# Stated problem
Copy the listing below in full and skip every picture.

# Information supplied
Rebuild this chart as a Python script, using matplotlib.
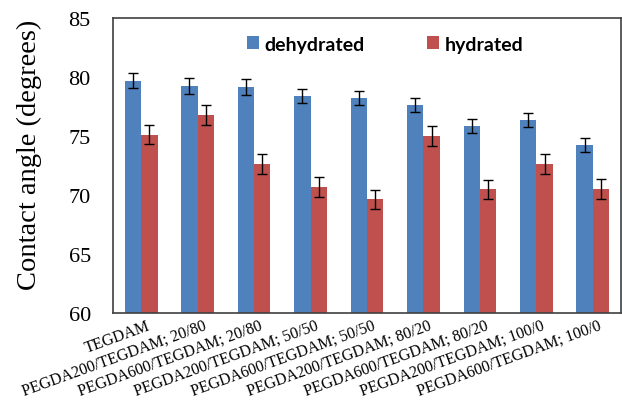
import matplotlib
matplotlib.use("Agg")
import matplotlib.pyplot as plt
import matplotlib.transforms as mtrans
import numpy as np

categories = ["TEGDAM", "PEGDA200/TEGDAM; 20/80", "PEGDA600/TEGDAM; 20/80",
              "PEGDA200/TEGDAM; 50/50", "PEGDA600/TEGDAM; 50/50",
              "PEGDA200/TEGDAM; 80/20", "PEGDA600/TEGDAM; 80/20",
              "PEGDA200/TEGDAM; 100/0", "PEGDA600/TEGDAM; 100/0"]
dehydrated = [79.7, 79.25, 79.15, 78.4, 78.2, 77.65, 75.85, 76.35, 74.25]
dehydrated_err = [0.6, 0.65, 0.65, 0.6, 0.6, 0.6, 0.6, 0.6, 0.6]
hydrated = [75.1, 76.8, 72.65, 70.7, 69.65, 75.0, 70.5, 72.65, 70.5]
hydrated_err = [0.8, 0.85, 0.85, 0.85, 0.8, 0.85, 0.8, 0.85, 0.85]
yticks = [60, 65, 70, 75, 80, 85]

blue = "#4F81BD"
red = "#C0504D"

fig = plt.figure(figsize=(6.22, 4.02), dpi=100)
ax = fig.add_axes([113/622, 1-314/402, 508/622, 295/402])

x = np.arange(len(categories))
w = 0.29
ax.bar(x - w/2, dehydrated, w, color=blue, label="dehydrated", zorder=2)
ax.bar(x + w/2, hydrated, w, color=red, label="hydrated", zorder=2)
ax.errorbar(x - w/2, dehydrated, yerr=dehydrated_err, fmt="none", ecolor="black",
            elinewidth=1, capsize=3.4, capthick=1, zorder=3)
ax.errorbar(x + w/2, hydrated, yerr=hydrated_err, fmt="none", ecolor="black",
            elinewidth=1, capsize=3.4, capthick=1, zorder=3)

ax.set_xlim(-0.5, len(categories) - 0.5)
ax.set_ylim(60, 85)
ax.set_yticks(yticks)
ax.set_yticklabels([str(v) for v in yticks], fontfamily="Liberation Serif", fontsize=16)
ax.tick_params(axis="y", length=0, pad=16)
ax.set_xticks(x)
ax.set_xticklabels(categories, rotation=20, ha="right", rotation_mode="anchor",
                   fontfamily="Liberation Serif", fontsize=11.5)
ax.tick_params(axis="x", length=0, pad=3)
for lbl in ax.get_xticklabels():
    lbl.set_transform(lbl.get_transform() + mtrans.ScaledTranslation(5/100, 0, fig.dpi_scale_trans))

for s in ax.spines.values():
    s.set_color("#404040")
    s.set_linewidth(1.2)

ax.set_ylabel("Contact angle (degrees)", fontfamily="Liberation Serif", fontsize=20.5)
ax.yaxis.set_label_coords(-0.14, 0.54)

leg = ax.legend(loc="center left", bbox_to_anchor=(247/622, 1-45/402),
                bbox_transform=fig.transFigure, ncol=2, frameon=False,
                prop={"family": "Lato", "weight": "bold", "size": 14},
                handlelength=0.6, handleheight=0.6, handletextpad=0.3,
                columnspacing=3.2, borderpad=0, borderaxespad=0)

fig.savefig("out.png", dpi=100)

# Exercise response
Rebuild this chart as a Python script, using matplotlib.
import matplotlib
matplotlib.use("Agg")
import matplotlib.pyplot as plt
import matplotlib.transforms as mtrans
import numpy as np

categories = ["TEGDAM", "PEGDA200/TEGDAM; 20/80", "PEGDA600/TEGDAM; 20/80",
              "PEGDA200/TEGDAM; 50/50", "PEGDA600/TEGDAM; 50/50",
              "PEGDA200/TEGDAM; 80/20", "PEGDA600/TEGDAM; 80/20",
              "PEGDA200/TEGDAM; 100/0", "PEGDA600/TEGDAM; 100/0"]
dehydrated = [79.7, 79.25, 79.15, 78.4, 78.2, 77.65, 75.85, 76.35, 74.25]
dehydrated_err = [0.6, 0.65, 0.65, 0.6, 0.6, 0.6, 0.6, 0.6, 0.6]
hydrated = [75.1, 76.8, 72.65, 70.7, 69.65, 75.0, 70.5, 72.65, 70.5]
hydrated_err = [0.8, 0.85, 0.85, 0.85, 0.8, 0.85, 0.8, 0.85, 0.85]
yticks = [60, 65, 70, 75, 80, 85]

blue = "#4F81BD"
red = "#C0504D"

fig = plt.figure(figsize=(6.22, 4.02), dpi=100)
ax = fig.add_axes([113/622, 1-314/402, 508/622, 295/402])

x = np.arange(len(categories))
w = 0.29
ax.bar(x - w/2, dehydrated, w, color=blue, label="dehydrated", zorder=2)
ax.bar(x + w/2, hydrated, w, color=red, label="hydrated", zorder=2)
ax.errorbar(x - w/2, dehydrated, yerr=dehydrated_err, fmt="none", ecolor="black",
            elinewidth=1, capsize=3.4, capthick=1, zorder=3)
ax.errorbar(x + w/2, hydrated, yerr=hydrated_err, fmt="none", ecolor="black",
            elinewidth=1, capsize=3.4, capthick=1, zorder=3)

ax.set_xlim(-0.5, len(categories) - 0.5)
ax.set_ylim(60, 85)
ax.set_yticks(yticks)
ax.set_yticklabels([str(v) for v in yticks], fontfamily="Liberation Serif", fontsize=16)
ax.tick_params(axis="y", length=0, pad=16)
ax.set_xticks(x)
ax.set_xticklabels(categories, rotation=20, ha="right", rotation_mode="anchor",
                   fontfamily="Liberation Serif", fontsize=11.5)
ax.tick_params(axis="x", length=0, pad=3)
for lbl in ax.get_xticklabels():
    lbl.set_transform(lbl.get_transform() + mtrans.ScaledTranslation(5/100, 0, fig.dpi_scale_trans))

for s in ax.spines.values():
    s.set_color("#404040")
    s.set_linewidth(1.2)

ax.set_ylabel("Contact angle (degrees)", fontfamily="Liberation Serif", fontsize=20.5)
ax.yaxis.set_label_coords(-0.14, 0.54)

leg = ax.legend(loc="center left", bbox_to_anchor=(247/622, 1-45/402),
                bbox_transform=fig.transFigure, ncol=2, frameon=False,
                prop={"family": "Lato", "weight": "bold", "size": 14},
                handlelength=0.6, handleheight=0.6, handletextpad=0.3,
                columnspacing=3.2, borderpad=0, borderaxespad=0)

fig.savefig("out.png", dpi=100)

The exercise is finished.